How to Win Direct Translation Clients - Part 2_Shanghai Translation Company
Become Involved!
If you want to improve your translation reputation, some of the best ways of doing this are to get published, deliver lectures, or even hold workshops. Find out what local or national translator communities exist in your area, and make sure you get involved. Offer to write for their publications, become active, even deliver a lecture. This may require doing some volunteer work, but along the way, you’ll be gaining a reputation that will make you very attractive to high-profile clients.
Create Your Own Brand
If you’re a freelance translator looking for direct clients, then why not create a brand around your business? You need to be noticed, and direct customers have to discover you. All professional translators should have their own website. It’s not imperative that you maintain a blog, but it is imperative that you have a web address. Your website is like a physical address because it’s where people can find you. And because it’s the home of your business, it must make a good impression on your visitors. Make sure that the content on your website is informative, appealing, and current. If you do like to blog, you can spice up your brand by building a community around your business. Aesthetics, meaning the professional appearance of your website, and the ideas, suggestions, and arguments put forth on your site all help to make it appealing to your target market. It’s also how you get noticed!
Start Networking
Even if socializing is not exactly your thing, you do need to get social and start professional networking. Both your clients and potential clients need a way to connect with you, and you need a way to interact with them, and that’s why many people have both Facebook and Twitter profiles. LinkedIn is another great professional networking website where freelance translators can connect with each other: there are thousands of members in many translation groups, all available for you to learn from and interact with. Some of these groups are specifically set up for publishing jobs.
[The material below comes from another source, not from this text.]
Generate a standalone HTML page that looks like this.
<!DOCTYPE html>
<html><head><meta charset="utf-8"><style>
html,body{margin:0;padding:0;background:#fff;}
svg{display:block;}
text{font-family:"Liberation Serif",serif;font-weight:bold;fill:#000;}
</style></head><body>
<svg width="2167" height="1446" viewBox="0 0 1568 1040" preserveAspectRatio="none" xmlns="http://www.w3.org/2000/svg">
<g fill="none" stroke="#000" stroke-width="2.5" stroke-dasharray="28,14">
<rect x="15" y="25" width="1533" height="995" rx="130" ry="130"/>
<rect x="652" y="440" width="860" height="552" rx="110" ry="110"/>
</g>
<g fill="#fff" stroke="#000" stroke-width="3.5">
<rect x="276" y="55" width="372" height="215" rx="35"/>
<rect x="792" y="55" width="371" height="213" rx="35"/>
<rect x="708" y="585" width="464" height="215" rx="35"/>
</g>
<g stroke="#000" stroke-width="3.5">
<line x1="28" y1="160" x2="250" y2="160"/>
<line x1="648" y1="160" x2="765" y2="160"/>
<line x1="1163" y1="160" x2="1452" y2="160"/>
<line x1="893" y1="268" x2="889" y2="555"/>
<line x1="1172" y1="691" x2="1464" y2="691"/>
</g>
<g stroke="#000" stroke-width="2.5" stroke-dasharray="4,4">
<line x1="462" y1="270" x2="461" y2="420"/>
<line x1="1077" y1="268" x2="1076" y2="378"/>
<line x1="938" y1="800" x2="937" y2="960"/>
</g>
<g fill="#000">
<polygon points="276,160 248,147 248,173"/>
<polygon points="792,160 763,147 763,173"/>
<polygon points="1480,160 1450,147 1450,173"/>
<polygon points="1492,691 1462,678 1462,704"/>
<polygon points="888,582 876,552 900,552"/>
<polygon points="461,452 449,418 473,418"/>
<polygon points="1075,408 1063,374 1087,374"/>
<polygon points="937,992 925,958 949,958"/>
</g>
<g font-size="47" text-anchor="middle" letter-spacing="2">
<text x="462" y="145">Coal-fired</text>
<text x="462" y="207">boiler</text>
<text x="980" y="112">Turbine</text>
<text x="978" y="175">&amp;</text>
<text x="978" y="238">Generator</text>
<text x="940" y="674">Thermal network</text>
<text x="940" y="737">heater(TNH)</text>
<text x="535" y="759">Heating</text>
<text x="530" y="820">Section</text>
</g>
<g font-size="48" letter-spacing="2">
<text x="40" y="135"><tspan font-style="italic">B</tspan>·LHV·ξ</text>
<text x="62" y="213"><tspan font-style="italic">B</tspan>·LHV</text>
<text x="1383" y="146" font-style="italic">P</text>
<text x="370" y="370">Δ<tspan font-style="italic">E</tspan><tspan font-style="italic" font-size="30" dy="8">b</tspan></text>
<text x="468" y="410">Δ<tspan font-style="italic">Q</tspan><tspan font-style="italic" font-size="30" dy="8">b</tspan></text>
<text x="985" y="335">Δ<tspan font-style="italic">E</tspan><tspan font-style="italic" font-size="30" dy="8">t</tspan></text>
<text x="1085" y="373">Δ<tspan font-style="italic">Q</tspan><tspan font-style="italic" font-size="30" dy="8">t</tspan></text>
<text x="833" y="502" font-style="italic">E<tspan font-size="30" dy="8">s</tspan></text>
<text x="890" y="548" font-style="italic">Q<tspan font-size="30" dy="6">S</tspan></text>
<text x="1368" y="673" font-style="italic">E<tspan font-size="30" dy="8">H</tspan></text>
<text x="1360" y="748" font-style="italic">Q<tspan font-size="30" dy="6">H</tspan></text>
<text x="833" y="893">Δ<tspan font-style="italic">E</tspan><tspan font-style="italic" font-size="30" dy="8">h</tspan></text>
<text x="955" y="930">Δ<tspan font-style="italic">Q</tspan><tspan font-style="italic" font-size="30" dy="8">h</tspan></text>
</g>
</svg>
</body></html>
Create Profiles on Translation Cafe and Proz.com
These are professional sites created for translation clients, and this includes direct clients, to look for professional translators. You’ll get maximum benefits from these sites if you purchase a membership, but the general consensus as that these sites are well worth the money spent. Remember that, when you create your profile, create a complete, informative profile!
Ask for Recommendations
Don’t hesitate to ask your satisfied customers to give you a reference, because most customers are more than happy to give you a recommendation. But, you may have to ask for it! Tell your happy customers that you’d appreciate their endorsement, and offer some of your business cards for them to spread around. Obviously, the relationship you have with this client must allow for this kind of request, because nobody likes a pushy translator! Being too pushy could well put your relationship at risk.
Learn How to Communicate
Our suggestion is that you read at least one book on business negotiation and communication. As a translator, you spend the majority of your time sitting at a computer, but if you’re going to put yourself out there to meet with people who can help grow your business, then it’s important that you make a good first impression. There are many good books out there that will teach you how to become a good business negotiator and communicator. For that little bit of extra confidence, read one or two of these then go and make your first contact?
Do You Live in the City?
If the answer to this question is ‘yes,' then you probably have more opportunities than other translators. There are many kinds of industries in big cities where you have the potential to meet foreign investors looking to localize services and/or products. Be on the lookout for new foreign investors, and work out who the existing foreign investors are in your city. Make good use of the city where you live!